INSTRUCTIONS TO FOLLOW: Wherever the string "Output" appears in a line, extract that line.

GIVEN DATA:
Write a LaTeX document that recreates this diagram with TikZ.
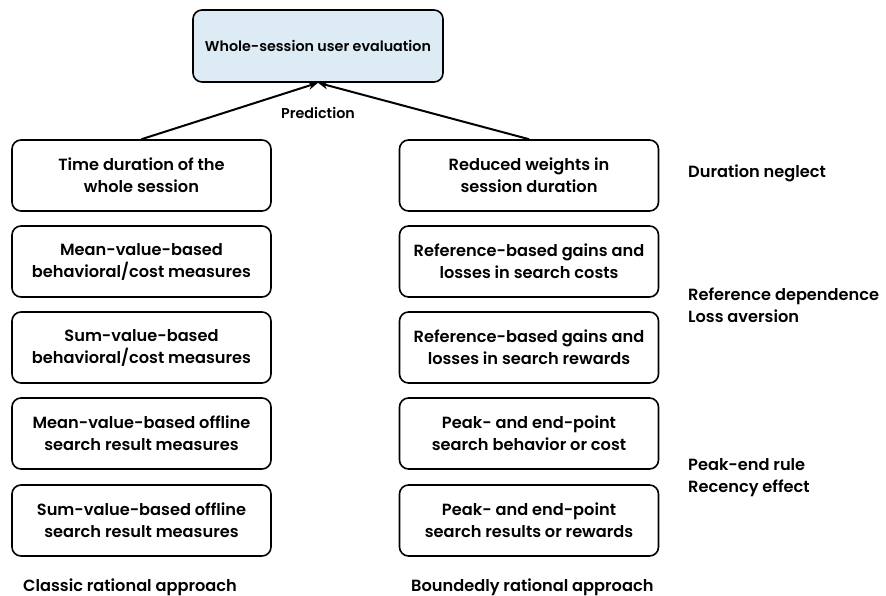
\documentclass[tikz,border=0pt]{standalone}
\usepackage{fontspec}
\setmainfont{Poppins}[UprightFont=* SemiBold]
\usetikzlibrary{arrows.meta}
\definecolor{topfill}{HTML}{DDECF4}
\tikzset{
  box/.style={draw=black, line width=1.6pt, rounded corners=9pt, minimum width=259pt, minimum height=71pt, align=center, font=\fontsize{16.2}{22}\selectfont, inner sep=0pt},
  lbl/.style={anchor=west, align=left, font=\fontsize{16.2}{22}\selectfont, inner sep=0pt},
  conn/.style={line width=2pt, -{Stealth[length=10pt,width=8pt]}}
}
\begin{document}
\begin{tikzpicture}[x=1pt,y=-1pt]
\useasboundingbox (0,0) rectangle (886,596);
\node[box, fill=topfill, minimum width=250pt, minimum height=72pt, font=\fontsize{14.3}{20}\selectfont] (top) at (318,46) {Whole-session user evaluation};
\node[box] (l1) at (141.5,175.5) {Time duration of the\\whole session};
\node[box] (l2) at (141.5,261.5) {Mean-value-based\\behavioral/cost measures};
\node[box] (l3) at (141.5,347.5) {Sum-value-based\\behavioral/cost measures};
\node[box] (l4) at (141.5,433.5) {Mean-value-based offline\\search result measures};
\node[box] (l5) at (141.5,520.5) {Sum-value-based offline\\search result measures};
\node[box] (r1) at (529,175.5) {Reduced weights in\\session duration};
\node[box] (r2) at (529,261.5) {Reference-based gains and\\losses in search costs};
\node[box] (r3) at (529,347.5) {Reference-based gains and\\losses in search rewards};
\node[box] (r4) at (529,433.5) {Peak- and end-point\\search behavior or cost};
\node[box] (r5) at (529,520.5) {Peak- and end-point\\search results or rewards};
\node[font=\fontsize{14.3}{20}\selectfont, inner sep=0pt] (pred) at (318,113) {Prediction};
\node[lbl] (dn) at (688,173) {Duration neglect};
\node[lbl] (rd) at (688,305) {Reference dependence\\Loss aversion};
\node[lbl] (pe) at (688,478) {Peak-end rule\\Recency effect};
\node[lbl] (cr) at (23,587) {Classic rational approach};
\node[lbl] (br) at (411,587) {Boundedly rational approach};
\draw[conn] (l1.north) -- (top.south);
\draw[conn] (r1.north) -- (top.south);
\end{tikzpicture}
\end{document}
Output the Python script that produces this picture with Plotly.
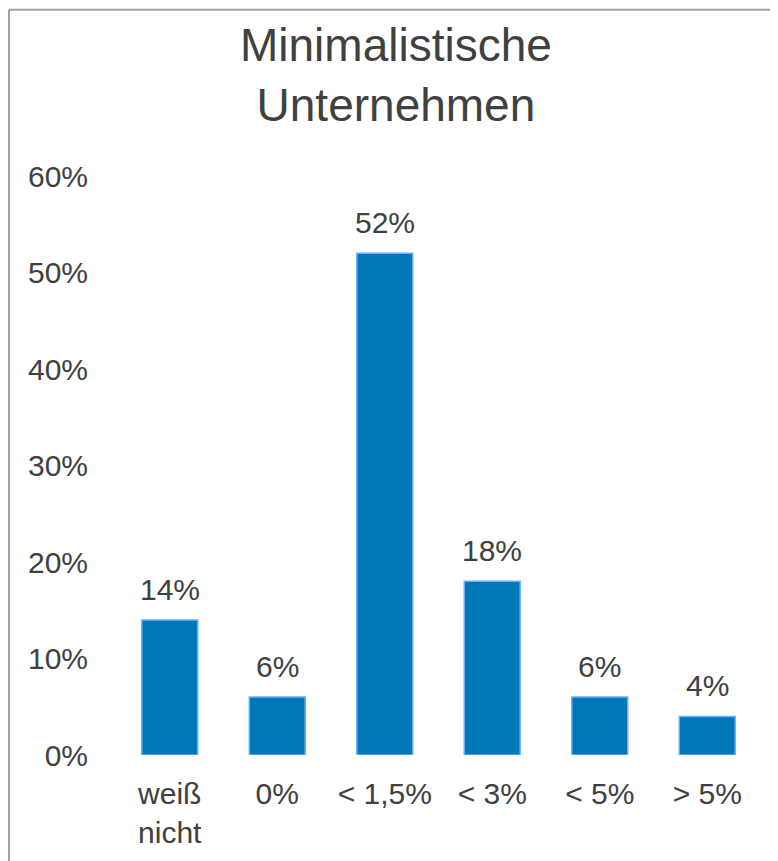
import plotly.graph_objects as go

categories = ["weiß<br>nicht", "0%", "< 1,5%", "< 3%", "< 5%", "> 5%"]
values = [14, 6, 52, 18, 6, 4]
value_labels = ["14%", "6%", "52%", "18%", "6%", "4%"]
y_ticks = [0, 10, 20, 30, 40, 50, 60]
y_tick_labels = ["0%", "10%", "20%", "30%", "40%", "50%", "60%"]
title_text = "Minimalistische<br>Unternehmen"

# figure sits inside the page's 8px body margin
W, H = 770, 853
ML, MR, MT, MB = 108, 17, 168, 103
FONT = "Liberation Sans, Arial, sans-serif"
TXT = "#404040"

fig = go.Figure()
fig.add_trace(go.Bar(
    x=categories, y=values,
    marker=dict(color="#0077B6", line=dict(color="#6AAEFF", width=1.5)),
    hoverinfo="skip",
))

for c, v, t in zip(categories, values, value_labels):
    fig.add_annotation(x=c, y=v, text=t, showarrow=False, yanchor="bottom",
                       yshift=12, font=dict(family=FONT, size=30, color=TXT))

pw = W - ML - MR
ph = H - MT - MB
def px_x(p):
    return (p - ML) / pw
def px_y(p):
    return (H - MB - p) / ph

fig.add_annotation(text=title_text, xref="paper", yref="paper",
                   x=px_x(388), y=px_y(66), xanchor="center", yanchor="middle",
                   showarrow=False, font=dict(family=FONT, size=46, color=TXT))

border = dict(color="#A0A0A0", width=2)
fig.add_shape(type="line", xref="paper", yref="paper",
              x0=px_x(1), x1=px_x(1), y0=px_y(1), y1=px_y(H + 10), line=border)
fig.add_shape(type="line", xref="paper", yref="paper",
              x0=px_x(1), x1=px_x(W + 10), y0=px_y(1), y1=px_y(1), line=border)

fig.update_layout(
    width=W, height=H,
    margin=dict(l=ML, r=MR, t=MT, b=MB),
    paper_bgcolor="white", plot_bgcolor="white",
    bargap=0.48,
    showlegend=False,
    font=dict(family=FONT, color=TXT, size=30),
    xaxis=dict(showgrid=False, zeroline=False, showline=False,
               ticks="outside", ticklen=12, tickcolor="rgba(0,0,0,0)",
               tickfont=dict(family=FONT, size=30, color=TXT), fixedrange=True),
    yaxis=dict(range=[0, 60], tickvals=y_ticks, ticktext=y_tick_labels,
               showgrid=False, zeroline=False, showline=False,
               ticks="outside", ticklen=21, tickcolor="rgba(0,0,0,0)",
               tickfont=dict(family=FONT, size=30, color=TXT), fixedrange=True),
)

fig.write_html("out.html")
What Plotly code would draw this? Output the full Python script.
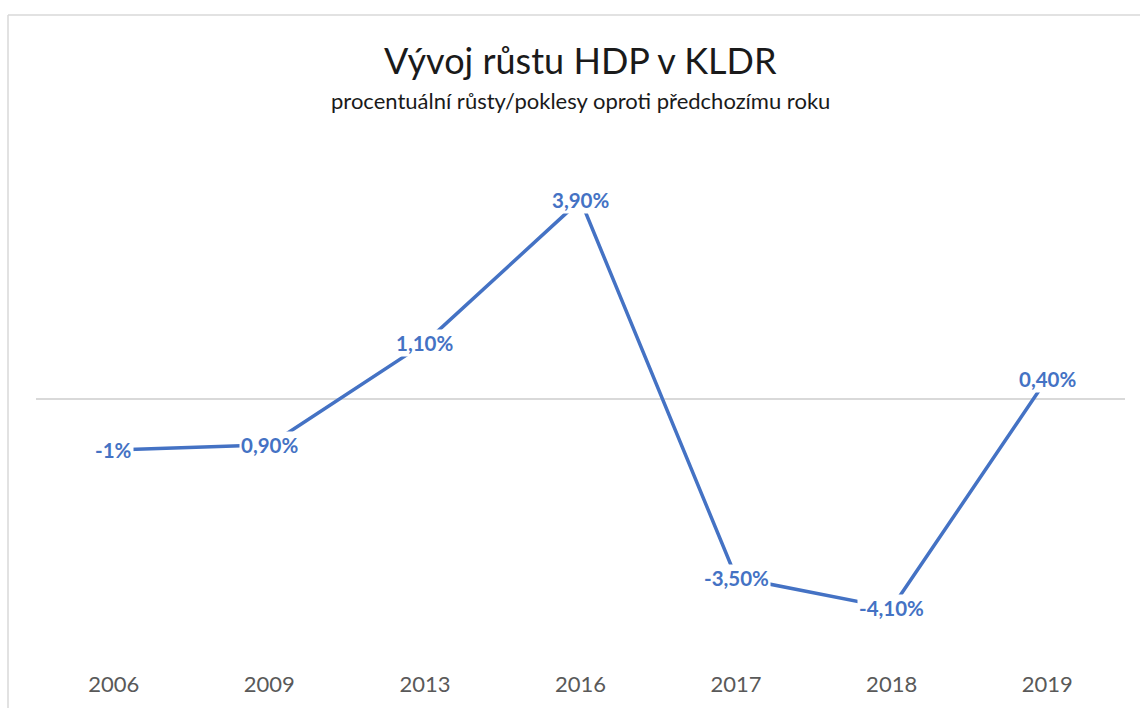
import plotly.graph_objects as go

years = ["2006", "2009", "2013", "2016", "2017", "2018", "2019"]
growth = [-1.0, -0.9, 1.1, 3.9, -3.5, -4.1, 0.4]
labels = ["-1%", "0,90%", "1,10%", "3,90%", "-3,50%", "-4,10%", "0,40%"]

title = "Vývoj růstu HDP v KLDR"
subtitle = "procentuální růsty/poklesy oproti předchozímu roku"

BLUE = "#4472C4"
FONT = "Lato"

W, H = 1140, 708
# plot area in window pixels
PL, PR, PT, PB = 36, 1125, 144, 654
ML, MR, MT, MB = PL, W - PR, PT, H - PB
pw = W - ML - MR
ph = H - MT - MB


def py(wy):
    """window y pixel -> paper y"""
    return 1 + (PT - wy) / ph


def px(wx):
    return (wx - PL) / pw


fig = go.Figure()
fig.add_trace(go.Scatter(
    x=years, y=growth, mode="lines",
    line=dict(color=BLUE, width=3.5),
    hoverinfo="skip", showlegend=False,
))

annotations = []
for i, (v, t) in enumerate(zip(growth, labels)):
    annotations.append(dict(
        x=i, y=v, xref="x", yref="y", text="<b>" + t + "</b>",
        showarrow=False, bgcolor="white", borderpad=1,
        font=dict(family=FONT, size=20.5, color=BLUE),
        xanchor="center", yanchor="middle",
    ))

annotations.append(dict(
    x=0.5, y=py(60), xref="paper", yref="paper",
    text=title, showarrow=False, xanchor="center", yanchor="middle",
    font=dict(family=FONT, size=36, color="#1a1a1a"),
))
annotations.append(dict(
    x=0.5, y=py(100), xref="paper", yref="paper",
    text=subtitle, showarrow=False, xanchor="center", yanchor="middle",
    font=dict(family=FONT, size=22, color="#1a1a1a"),
))

border = dict(color="#D9D9D9", width=1.5)
fig.update_layout(
    width=W, height=H,
    margin=dict(l=ML, r=MR, t=MT, b=MB),
    paper_bgcolor="white", plot_bgcolor="white",
    annotations=annotations,
    xaxis=dict(
        type="category", range=[-0.5, len(years) - 0.5],
        showgrid=False, showline=False, zeroline=False,
        ticks="outside", ticklen=11, tickcolor="rgba(0,0,0,0)",
        tickfont=dict(family=FONT, size=22, color="#595959"),
        fixedrange=True,
    ),
    yaxis=dict(
        range=[-5, 5], showgrid=False, showticklabels=False, showline=False,
        zeroline=True, zerolinecolor="#D9D9D9", zerolinewidth=1.5,
        fixedrange=True,
    ),
    shapes=[
        dict(type="line", xref="paper", yref="paper",
             x0=px(8), x1=px(W), y0=py(15), y1=py(15),
             line=border, layer="below"),
        dict(type="line", xref="paper", yref="paper",
             x0=px(8), x1=px(8), y0=py(15), y1=py(H),
             line=border, layer="below"),
    ],
)

fig.write_html(
    "out.html",
    config={"displayModeBar": False},
    post_script="document.body.style.margin='0';"
                "document.body.style.overflow='hidden';",
)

SOLUTION TO THE PROBLEM:
Output the Python script that produces this picture with Plotly.
What Plotly code would draw this? Output the full Python script.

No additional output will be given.